A General Counsel must accept that the initiative for change will never come from the firms, as their current economic model is entirely dependent on the billable hour. To drive this, the GC must take the lead by defining their own requirements, structuring a new payment framework, and forcing firms to compete on those terms through a rigorous RFP process. This involves moving beyond modest rate discounts and demanding that the value of the outcome be the primary metric for compensation. Legal departments that choose a “wait and see” approach are placing themselves in a dangerous position where they will eventually be forced into reactive, desperate cost-cutting by their CFOs or boards. In an era where every other professional service—from auditing to consulting—is being repriced due to AI, those who do not act now will find themselves accepting terms dictated by the market rather than defining them.

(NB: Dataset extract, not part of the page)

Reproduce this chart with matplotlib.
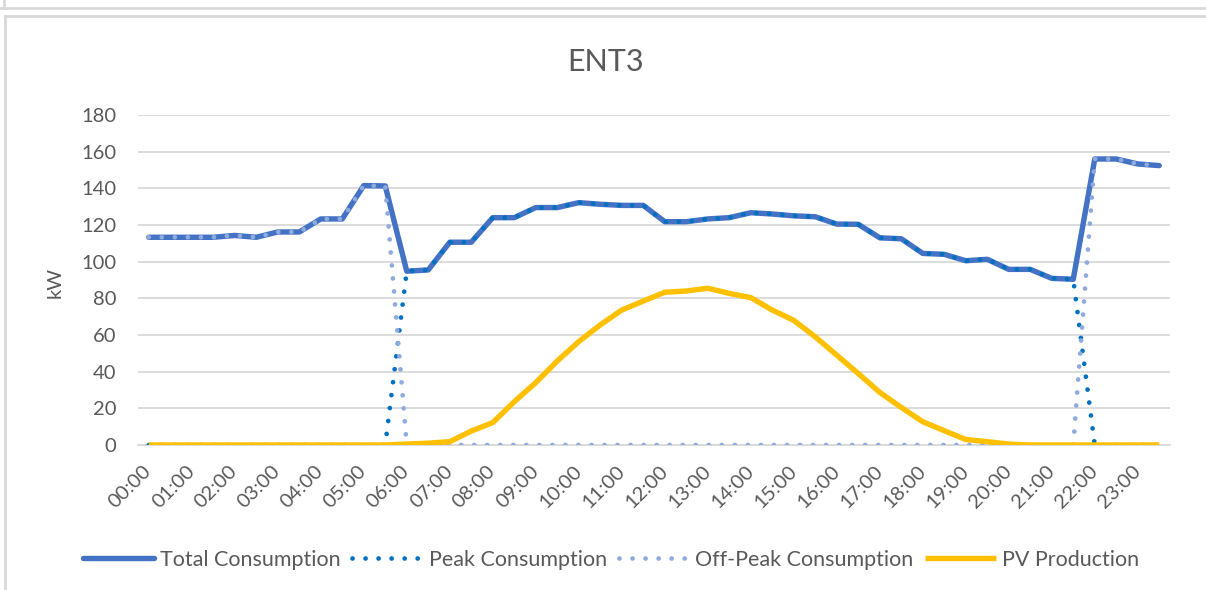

What is your forecast for value-based pricing in the legal industry?

I believe we are entering an era where value-based pricing will shift from being an “alternative” to becoming the primary standard for sophisticated corporate legal engagement. As AI continues to commoditize routine tasks and even complex research, the absurdity of paying $2,000 per hour for work that can be augmented by technology will become impossible for boards to ignore. We will see a massive consolidation of outside counsel spend toward firms that are willing to embrace risk-sharing and fixed-fee models, effectively punishing those who cling to the billable hour. Within the next few years, the ability to manage a value-based pricing program will be a core competency required for any successful Legal Ops professional or General Counsel, as the industry finally aligns its financial incentives with the technological reality of the 21st century.